[Figure scripts]

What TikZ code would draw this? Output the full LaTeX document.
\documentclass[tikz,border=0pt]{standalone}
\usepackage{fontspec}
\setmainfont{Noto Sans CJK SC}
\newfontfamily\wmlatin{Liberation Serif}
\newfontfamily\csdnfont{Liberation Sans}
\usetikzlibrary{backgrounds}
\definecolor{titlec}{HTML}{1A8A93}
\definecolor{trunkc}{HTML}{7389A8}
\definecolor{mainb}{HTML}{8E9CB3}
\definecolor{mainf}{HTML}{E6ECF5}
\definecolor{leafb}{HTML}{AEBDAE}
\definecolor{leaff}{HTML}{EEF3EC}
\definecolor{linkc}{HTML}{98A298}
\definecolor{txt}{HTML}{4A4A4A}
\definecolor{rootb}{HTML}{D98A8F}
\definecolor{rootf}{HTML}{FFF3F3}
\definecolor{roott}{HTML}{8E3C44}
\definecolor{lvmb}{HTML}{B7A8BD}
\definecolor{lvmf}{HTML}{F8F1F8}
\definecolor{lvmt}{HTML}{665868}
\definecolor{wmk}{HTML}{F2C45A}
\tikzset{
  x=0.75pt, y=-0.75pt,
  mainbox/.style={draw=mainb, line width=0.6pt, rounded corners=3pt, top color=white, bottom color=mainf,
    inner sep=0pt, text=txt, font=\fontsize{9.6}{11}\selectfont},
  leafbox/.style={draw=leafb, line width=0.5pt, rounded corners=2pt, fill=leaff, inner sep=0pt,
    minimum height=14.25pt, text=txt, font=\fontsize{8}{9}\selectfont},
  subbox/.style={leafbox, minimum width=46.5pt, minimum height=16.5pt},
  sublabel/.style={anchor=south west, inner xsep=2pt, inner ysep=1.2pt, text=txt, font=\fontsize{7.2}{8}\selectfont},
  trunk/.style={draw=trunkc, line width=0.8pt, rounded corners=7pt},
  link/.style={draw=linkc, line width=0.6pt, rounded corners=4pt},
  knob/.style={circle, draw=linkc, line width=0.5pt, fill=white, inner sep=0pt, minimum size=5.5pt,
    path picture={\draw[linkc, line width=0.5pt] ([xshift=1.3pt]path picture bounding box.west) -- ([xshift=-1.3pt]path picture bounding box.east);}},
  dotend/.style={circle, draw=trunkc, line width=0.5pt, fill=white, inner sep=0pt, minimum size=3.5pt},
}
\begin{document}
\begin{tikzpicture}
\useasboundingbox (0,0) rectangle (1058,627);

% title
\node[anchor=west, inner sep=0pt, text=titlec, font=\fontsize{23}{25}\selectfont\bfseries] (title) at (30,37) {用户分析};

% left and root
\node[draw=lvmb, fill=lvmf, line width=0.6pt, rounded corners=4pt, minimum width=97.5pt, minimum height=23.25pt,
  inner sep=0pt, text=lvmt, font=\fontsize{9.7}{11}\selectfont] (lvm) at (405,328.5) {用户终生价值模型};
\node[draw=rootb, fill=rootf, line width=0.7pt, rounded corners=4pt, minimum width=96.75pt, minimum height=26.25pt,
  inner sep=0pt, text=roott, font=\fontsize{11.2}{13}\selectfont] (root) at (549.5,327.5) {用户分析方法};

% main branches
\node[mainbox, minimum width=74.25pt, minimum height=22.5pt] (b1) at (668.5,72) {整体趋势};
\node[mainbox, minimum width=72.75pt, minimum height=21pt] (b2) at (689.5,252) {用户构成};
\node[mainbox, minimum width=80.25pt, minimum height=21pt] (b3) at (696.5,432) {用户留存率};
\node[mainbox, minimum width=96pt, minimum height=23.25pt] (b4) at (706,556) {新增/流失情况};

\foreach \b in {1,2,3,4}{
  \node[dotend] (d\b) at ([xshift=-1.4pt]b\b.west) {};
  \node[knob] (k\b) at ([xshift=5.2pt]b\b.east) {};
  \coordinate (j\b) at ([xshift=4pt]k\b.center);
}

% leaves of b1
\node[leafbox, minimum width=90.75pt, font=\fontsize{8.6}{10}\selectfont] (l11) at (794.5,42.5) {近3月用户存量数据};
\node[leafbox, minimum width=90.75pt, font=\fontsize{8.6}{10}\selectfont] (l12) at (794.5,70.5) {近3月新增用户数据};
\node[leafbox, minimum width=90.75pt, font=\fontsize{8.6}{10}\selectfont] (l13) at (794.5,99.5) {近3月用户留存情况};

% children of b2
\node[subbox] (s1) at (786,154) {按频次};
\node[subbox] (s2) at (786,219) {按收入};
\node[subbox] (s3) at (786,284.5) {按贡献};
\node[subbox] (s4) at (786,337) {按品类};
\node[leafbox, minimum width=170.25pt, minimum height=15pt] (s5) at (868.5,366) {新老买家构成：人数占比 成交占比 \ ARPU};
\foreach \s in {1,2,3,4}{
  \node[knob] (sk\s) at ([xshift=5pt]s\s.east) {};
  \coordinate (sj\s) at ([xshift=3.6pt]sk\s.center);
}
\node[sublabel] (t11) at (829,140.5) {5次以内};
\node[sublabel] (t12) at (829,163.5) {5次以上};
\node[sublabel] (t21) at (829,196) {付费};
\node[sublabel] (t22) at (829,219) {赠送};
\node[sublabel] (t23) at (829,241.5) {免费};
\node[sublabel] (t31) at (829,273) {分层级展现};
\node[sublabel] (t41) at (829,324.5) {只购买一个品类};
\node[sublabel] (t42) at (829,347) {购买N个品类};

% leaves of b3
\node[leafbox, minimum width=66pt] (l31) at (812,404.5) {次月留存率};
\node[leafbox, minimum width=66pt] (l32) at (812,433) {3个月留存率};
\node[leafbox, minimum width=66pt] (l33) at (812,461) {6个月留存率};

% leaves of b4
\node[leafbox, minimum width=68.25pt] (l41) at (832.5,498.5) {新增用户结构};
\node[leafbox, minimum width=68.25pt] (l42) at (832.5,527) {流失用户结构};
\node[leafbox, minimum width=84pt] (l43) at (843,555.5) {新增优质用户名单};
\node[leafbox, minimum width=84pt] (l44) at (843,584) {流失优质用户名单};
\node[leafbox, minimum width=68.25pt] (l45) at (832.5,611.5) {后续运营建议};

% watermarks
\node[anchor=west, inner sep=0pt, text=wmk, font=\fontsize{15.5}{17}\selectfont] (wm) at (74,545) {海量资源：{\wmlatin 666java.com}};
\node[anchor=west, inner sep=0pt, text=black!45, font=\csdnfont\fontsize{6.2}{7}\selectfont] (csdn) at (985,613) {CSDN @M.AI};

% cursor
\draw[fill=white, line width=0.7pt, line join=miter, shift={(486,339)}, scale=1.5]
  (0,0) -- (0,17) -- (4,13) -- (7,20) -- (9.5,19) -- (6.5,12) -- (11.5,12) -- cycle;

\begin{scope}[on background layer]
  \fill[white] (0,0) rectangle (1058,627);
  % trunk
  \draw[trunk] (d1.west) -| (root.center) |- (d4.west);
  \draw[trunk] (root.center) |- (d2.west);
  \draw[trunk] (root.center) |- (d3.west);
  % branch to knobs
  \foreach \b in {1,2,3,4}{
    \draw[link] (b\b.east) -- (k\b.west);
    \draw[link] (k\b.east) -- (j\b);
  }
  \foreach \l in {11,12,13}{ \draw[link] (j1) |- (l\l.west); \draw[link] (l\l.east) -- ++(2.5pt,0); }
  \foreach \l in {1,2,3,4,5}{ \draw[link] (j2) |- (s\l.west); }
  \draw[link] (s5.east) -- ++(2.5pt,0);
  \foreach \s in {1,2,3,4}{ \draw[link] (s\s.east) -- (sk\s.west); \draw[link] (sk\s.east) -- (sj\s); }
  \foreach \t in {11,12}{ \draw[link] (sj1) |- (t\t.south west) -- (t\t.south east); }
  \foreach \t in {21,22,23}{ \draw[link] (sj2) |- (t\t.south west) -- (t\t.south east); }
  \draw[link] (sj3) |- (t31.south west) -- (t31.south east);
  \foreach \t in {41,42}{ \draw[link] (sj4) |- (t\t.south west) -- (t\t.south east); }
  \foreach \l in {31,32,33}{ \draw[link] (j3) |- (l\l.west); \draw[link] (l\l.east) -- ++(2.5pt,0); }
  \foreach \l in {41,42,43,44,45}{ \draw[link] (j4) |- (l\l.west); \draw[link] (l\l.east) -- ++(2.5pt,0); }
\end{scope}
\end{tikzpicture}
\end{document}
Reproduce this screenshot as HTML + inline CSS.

* Stated problem: Give only the number of lines in the data that hold the word "this".

* Final result: 2